# WHAT IS EXPECTED
All lines holding the string "this" are to be shown.

# DATA FOR PROCESSING
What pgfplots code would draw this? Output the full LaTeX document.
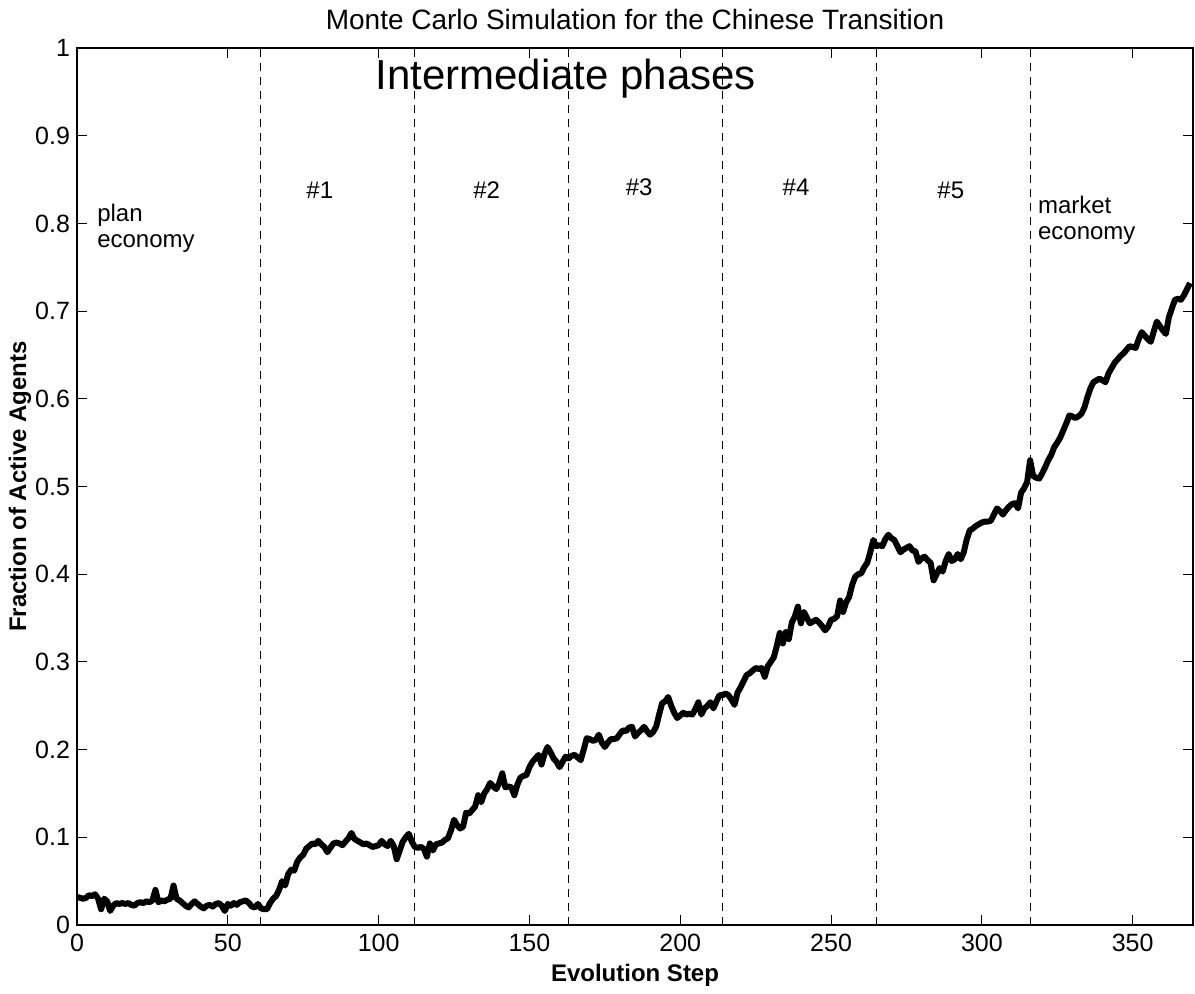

---

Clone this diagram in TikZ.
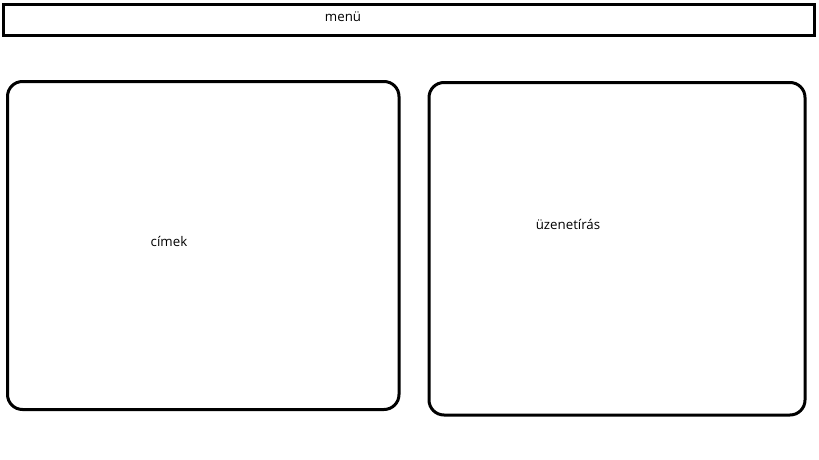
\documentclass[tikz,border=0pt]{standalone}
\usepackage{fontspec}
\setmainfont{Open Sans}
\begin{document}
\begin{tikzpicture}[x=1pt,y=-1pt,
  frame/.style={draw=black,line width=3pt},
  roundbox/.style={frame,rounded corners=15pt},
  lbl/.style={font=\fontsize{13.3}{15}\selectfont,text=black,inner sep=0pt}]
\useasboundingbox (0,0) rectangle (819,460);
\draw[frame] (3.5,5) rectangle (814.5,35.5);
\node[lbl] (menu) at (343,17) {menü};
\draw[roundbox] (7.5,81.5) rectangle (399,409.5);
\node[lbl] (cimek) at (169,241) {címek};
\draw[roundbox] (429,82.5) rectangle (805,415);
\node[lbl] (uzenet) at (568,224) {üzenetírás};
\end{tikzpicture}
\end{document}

# RESULT
What pgfplots code would draw this? Output the full LaTeX document.
Clone this diagram in TikZ.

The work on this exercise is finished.